Beide bemerkten nicht den Fahrer auf dem Motorrad, das ihnen seit dem Verlassen der Justizvollzugsanstalt gefolgt war. Erst kurz vor dem Erreichen des parkähnlichen Grundstücks seines Chefs warf Lauscher einen Blick in den Innenrückspiegel und nahm in einiger Distanz diesen Motorradfahrer wahr. Doch er schien sich nichts dabei zu denken, zumindest sagte er nichts. Er löste per Knopfdruck ein Funksignal aus, steuerte auf die Einfahrt des sich lautlos öffnenden Tores zu und hielt vor dem breiten Garagentor.
„Na endlich!“
Laut ausatmend stieg Baader aus, reckte und streckte sich und sog die frische und saubere Luft in seine Lungen.
„Welch herrliche Landschaft!“
Der Hotelier drehte sich dabei im Kreise, mit ausgestreckten Armen, und als Lauscher nichts sagte, drehte er sich empört zu ihm um: „Menschenskind, denken Sie denn immer nur an Zahlen, Zahlen, Zahlen?

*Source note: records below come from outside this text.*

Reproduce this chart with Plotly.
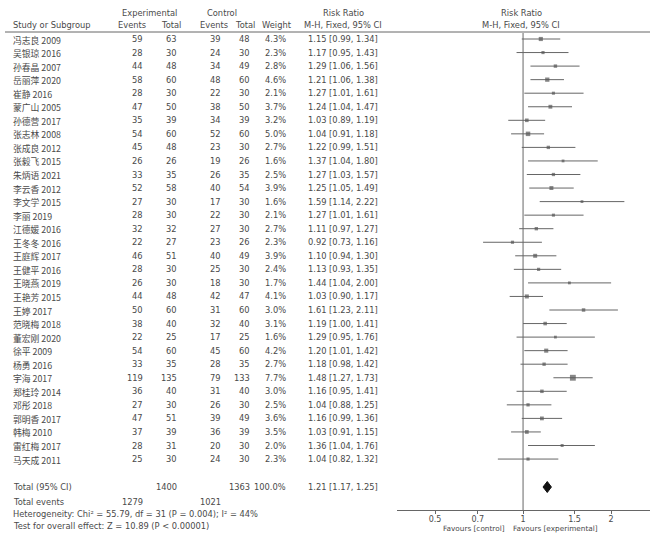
import plotly.graph_objects as go

studies = ["冯志良 2009", "吴银琼 2016", "孙春晶 2007", "岳丽萍 2020", "崔静 2016", "蒙广山 2005",
           "孙德营 2017", "张志林 2008", "张成良 2012", "张毅飞 2015", "朱炳语 2021", "李云香 2012",
           "李文学 2015", "李丽 2019", "江德媛 2016", "王冬冬 2016", "王庭辉 2017", "王健平 2016",
           "王晓燕 2019", "王艳芳 2015", "王婷 2017", "范晓梅 2018", "董宏刚 2020", "徐平 2009",
           "杨勇 2016", "宇海 2017", "郑桂玲 2014", "邓彤 2018", "郭明香 2017", "韩梅 2010",
           "雷红梅 2017", "马天成 2011"]
exp_events = [59, 28, 44, 58, 28, 47, 35, 54, 45, 26, 33, 52, 27, 28, 32, 22, 46, 28, 26, 44, 50, 38,
              22, 54, 33, 119, 36, 27, 47, 37, 28, 25]
exp_total = [63, 30, 48, 60, 30, 50, 39, 60, 48, 26, 35, 58, 30, 30, 32, 27, 51, 30, 30, 48, 60, 40,
             25, 60, 35, 135, 40, 30, 51, 39, 31, 30]
ctl_events = [39, 24, 34, 48, 22, 38, 34, 52, 23, 19, 26, 40, 17, 22, 27, 23, 40, 25, 18, 42, 31, 32,
              17, 45, 28, 79, 31, 26, 39, 36, 20, 24]
ctl_total = [48, 30, 49, 60, 30, 50, 39, 60, 30, 26, 35, 54, 30, 30, 30, 26, 49, 30, 30, 47, 60, 40,
             25, 60, 35, 133, 40, 30, 49, 39, 30, 30]
weights = [4.3, 2.3, 2.8, 4.6, 2.1, 3.7, 3.2, 5.0, 2.7, 1.6, 2.5, 3.9, 1.6, 2.1, 2.7, 2.3, 3.9, 2.4,
           1.7, 4.1, 3.0, 3.1, 1.6, 4.2, 2.7, 7.7, 3.0, 2.5, 3.6, 3.5, 2.0, 2.3]
rr = [1.15, 1.17, 1.29, 1.21, 1.27, 1.24, 1.03, 1.04, 1.22, 1.37, 1.27, 1.25, 1.59, 1.27, 1.11, 0.92,
      1.10, 1.13, 1.44, 1.03, 1.61, 1.19, 1.29, 1.20, 1.18, 1.48, 1.16, 1.04, 1.16, 1.03, 1.36, 1.04]
ci_lo = [0.99, 0.95, 1.06, 1.06, 1.01, 1.04, 0.89, 0.91, 0.99, 1.04, 1.03, 1.05, 1.14, 1.01, 0.97, 0.73,
         0.94, 0.93, 1.04, 0.90, 1.23, 1.00, 0.95, 1.01, 0.98, 1.27, 0.95, 0.88, 0.99, 0.91, 1.04, 0.82]
ci_hi = [1.34, 1.43, 1.56, 1.38, 1.61, 1.47, 1.19, 1.18, 1.51, 1.80, 1.57, 1.49, 2.22, 1.61, 1.27, 1.16,
         1.30, 1.35, 2.00, 1.17, 2.11, 1.41, 1.76, 1.42, 1.42, 1.73, 1.41, 1.25, 1.36, 1.15, 1.76, 1.32]

total_exp, total_ctl = 1400, 1363
total_ev_exp, total_ev_ctl = 1279, 1021
total_rr, total_lo, total_hi = 1.21, 1.17, 1.25
tick_vals = [0.5, 0.7, 1, 1.5, 2]
tick_text = ["0.5", "0.7", "1", "1.5", "2"]

W, H = 653, 541
FONT = "DejaVu Sans, Verdana, sans-serif"
CJK = "Noto Sans CJK SC, sans-serif"
TXT = "#4a4a4a"
LINE = "#666666"
FS = 8.3

row_y0, row_dy = 39, 13.55
ys = [row_y0 + i * row_dy for i in range(len(studies))]
y_total = 487
AXIS_Y = 510


def py(p):
    return 1 - p / H


def px(p):
    return p / W


ann = []


def txt(x, y, s, anchor="left", font=FONT, size=FS):
    ann.append(dict(x=px(x), y=py(y), xref="paper", yref="paper", text=s, showarrow=False,
                    xanchor=anchor, yanchor="middle", font=dict(family=font, size=size, color=TXT)))


# headers
txt(149, 13, "Experimental", "center")
txt(222, 13, "Control", "center")
txt(343, 13, "Risk Ratio", "center")
txt(521, 13, "Risk Ratio", "center")
txt(11, 25, "Study or Subgroup")
txt(148, 25, "Events", "right")
txt(183, 25, "Total", "right")
txt(230, 25, "Events", "right")
txt(257, 25, "Total", "right")
txt(294, 25, "Weight", "right")
txt(343, 25, "M-H, Fixed, 95% CI", "center")
txt(521, 25, "M-H, Fixed, 95% CI", "center")

for i, s in enumerate(studies):
    y = ys[i]
    txt(11, y + 1, s, font=CJK, size=8.8)
    txt(145, y, str(exp_events[i]), "right")
    txt(179, y, str(exp_total[i]), "right")
    txt(223, y, str(ctl_events[i]), "right")
    txt(252, y, str(ctl_total[i]), "right")
    txt(288, y, f"{weights[i]:.1f}%", "right")
    txt(306, y, f"{rr[i]:.2f} [{ci_lo[i]:.2f}, {ci_hi[i]:.2f}]")

txt(11, y_total, "Total (95% CI)")
txt(179, y_total, str(total_exp), "right")
txt(252, y_total, str(total_ctl), "right")
txt(288, y_total, "100.0%", "right")
txt(306, y_total, f"{total_rr:.2f} [{total_lo:.2f}, {total_hi:.2f}]")
txt(11, 502, "Total events")
txt(145, 502, str(total_ev_exp), "right")
txt(223, 502, str(total_ev_ctl), "right")
txt(11, 514, "Heterogeneity: Chi² = 55.79, df = 31 (P = 0.004); I² = 44%")
txt(11, 526, "Test for overall effect: Z = 10.89 (P < 0.00001)")
txt(507, 528, "Favours [control]", "right", size=7.3)
txt(511, 528, "Favours [experimental]", "left", size=7.3)

fig = go.Figure()

# study CIs and squares
fig.add_trace(go.Scatter(
    x=rr, y=ys, mode="markers",
    marker=dict(symbol="square", size=[2 + 0.5 * w for w in weights], color="#555555",
                line=dict(width=0)),
    error_x=dict(type="data", symmetric=False,
                 array=[h - r for h, r in zip(ci_hi, rr)],
                 arrayminus=[r - l for r, l in zip(rr, ci_lo)],
                 width=0, thickness=1, color=LINE),
    cliponaxis=False, hoverinfo="skip", showlegend=False))

# total diamond
fig.add_trace(go.Scatter(
    x=[total_lo, total_rr, total_hi, total_rr, total_lo],
    y=[y_total, y_total - 5.5, y_total, y_total + 5.5, y_total],
    mode="lines", fill="toself", fillcolor="#111111", line=dict(color="#111111", width=1),
    hoverinfo="skip", showlegend=False))

shapes = [
    dict(type="line", xref="paper", yref="paper", x0=px(5), x1=px(650), y0=py(32), y1=py(32),
         line=dict(color=LINE, width=1)),
    dict(type="line", xref="x", yref="paper", x0=1, x1=1, y0=py(33), y1=py(AXIS_Y),
         line=dict(color=LINE, width=1)),
]

fig.update_layout(
    width=W, height=H, margin=dict(l=0, r=0, t=0, b=0),
    paper_bgcolor="white", plot_bgcolor="white",
    xaxis=dict(type="log", domain=[397 / W, 650 / W], range=[-0.431, 0.434],
               tickvals=tick_vals, ticktext=tick_text, showgrid=False, zeroline=False,
               showline=True, linecolor=LINE, linewidth=1, ticks="outside", ticklen=3,
               tickcolor=LINE, tickfont=dict(family=FONT, size=8, color=TXT),
               ticklabelstandoff=-2, automargin=False),
    yaxis=dict(domain=[(H - AXIS_Y) / H, 1], range=[AXIS_Y, 0], visible=False,
               showgrid=False, zeroline=False, automargin=False),
    annotations=ann, shapes=shapes, showlegend=False,
)

fig.write_html("out.html", config={"displayModeBar": False},
               post_script="document.body.style.margin='0';document.body.style.padding='0';")
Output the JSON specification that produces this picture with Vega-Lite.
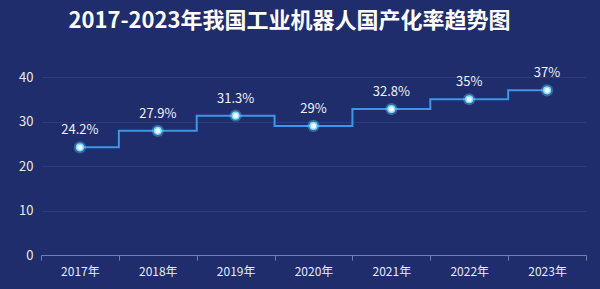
{
  "$schema": "https://vega.github.io/schema/vega-lite/v6.json",
  "width": 545,
  "height": 178,
  "autosize": {"type": "none"},
  "padding": {"left": 41, "top": 77, "right": 14, "bottom": 34},
  "background": "#1f2d6c",
  "config": {
    "view": {"stroke": null},
    "font": "Noto Sans CJK SC"
  },
  "title": {
    "text": "2017-2023年我国工业机器人国产化率趋势图",
    "color": "#ffffff",
    "fontSize": 22,
    "fontWeight": "bold",
    "font": "Noto Sans CJK SC",
    "anchor": "middle",
    "offset": 34,
    "dx": -24
  },
  "data": {
    "values": [
      {"year": "2017年", "rate": 24.2, "label": "24.2%"},
      {"year": "2018年", "rate": 27.9, "label": "27.9%"},
      {"year": "2019年", "rate": 31.3, "label": "31.3%"},
      {"year": "2020年", "rate": 29, "label": "29%"},
      {"year": "2021年", "rate": 32.8, "label": "32.8%"},
      {"year": "2022年", "rate": 35, "label": "35%"},
      {"year": "2023年", "rate": 37, "label": "37%"}
    ]
  },
  "encoding": {
    "x": {
      "field": "year",
      "type": "nominal",
      "sort": null,
      "scale": {"type": "band", "paddingInner": 0, "paddingOuter": 0},
      "axis": {
        "title": null,
        "labelAngle": 0,
        "labelColor": "#e6ebf7",
        "labelFontSize": 12,
        "labelPadding": 6,
        "domainColor": "#6f7fb0",
        "tickColor": "#6f7fb0",
        "tickSize": 5,
        "tickBand": "extent",
        "grid": false
      }
    },
    "y": {
      "field": "rate",
      "type": "quantitative",
      "scale": {"domain": [0, 40], "nice": false},
      "axis": {
        "title": null,
        "values": [0, 10, 20, 30, 40],
        "labelColor": "#e6ebf7",
        "labelFontSize": 13,
        "labelPadding": 8,
        "domain": false,
        "ticks": false,
        "gridColor": "#2d3b7c",
        "gridWidth": 1
      }
    }
  },
  "layer": [
    {
      "mark": {"type": "line", "interpolate": "step", "color": "#3f95e8", "strokeWidth": 2}
    },
    {
      "mark": {"type": "point", "filled": true, "fill": "#6fd3ff", "opacity": 0.35, "size": 150}
    },
    {
      "mark": {"type": "point", "filled": true, "fill": "#f2fbff", "stroke": "#7fdcff", "strokeWidth": 1.5, "opacity": 1, "size": 45}
    },
    {
      "mark": {"type": "text", "dy": -17, "color": "#eef2fb", "fontSize": 13, "font": "Noto Sans CJK SC"},
      "encoding": {"text": {"field": "label"}}
    }
  ]
}
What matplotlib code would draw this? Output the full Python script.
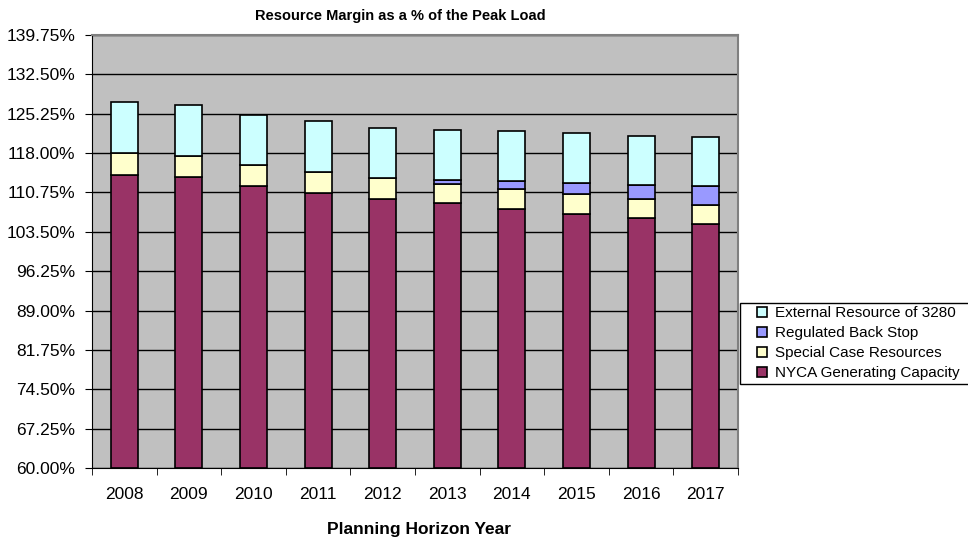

Genießen Sie doch auch mal diese wunderbare Natur, hier im Herzen der Holsteinischen Schweiz!“
„Sie haben ja auch…“,
„… diese entbehren müssen, meinen Sie. Richtig, Lauscher, und genau das werde ich nachholen, auf der Stelle und ausgiebig!“
Baader reichte ihm die Hand.
„Bevor ich es vergesse, Lauscher, in der nächsten Woche, da schau ich mir alles noch mal genau an, die Bücher meine ich, und wenn alles so bleibt, dann können Sie sich darauf einrichten…“
„Aber Chef, kommen Sie doch erstmal richtig an“, wiegelte der Geschäftsführer die offenbar in Aussicht gestellte Gehaltserhöhung geschickt ab. Seine Mimik allerdings bewies deutlich, dass ihn allein die Ankündigung einer finanziellen Belohnung freute. Baader griente.
„Nur keine künstliche Bescheidenheit, mein Lieber!“
Lauscher ließ sich ohne Kommentar hinter das Lenkrad der Limousine fallen, startete und fuhr langsam davon, sorgsam darauf achtend, keinen Staub aufzuwirbeln.
Baader ging zur riesigen Eingangspforte, erfreute sich wie immer an dem geräuschlosen Schließen, griff in die Hosentasche, holte den Schlüsselbund hervor und schritt gemächlich, aber doch zielstrebig auf die gediegene Eingangstür zu.
Auf der Straße, vielleicht fünfzig Meter von Baaders Grundstück entfernt, stand wieder der Motorradfahrer. Er hatte den Helm abgenommen und kurzfristig auf den Tank gelegt. Sich den rechten Handschuh in den Mund steckend, tippte er in ein Handy einige Ziffern ein und hielt es an sein Ohr.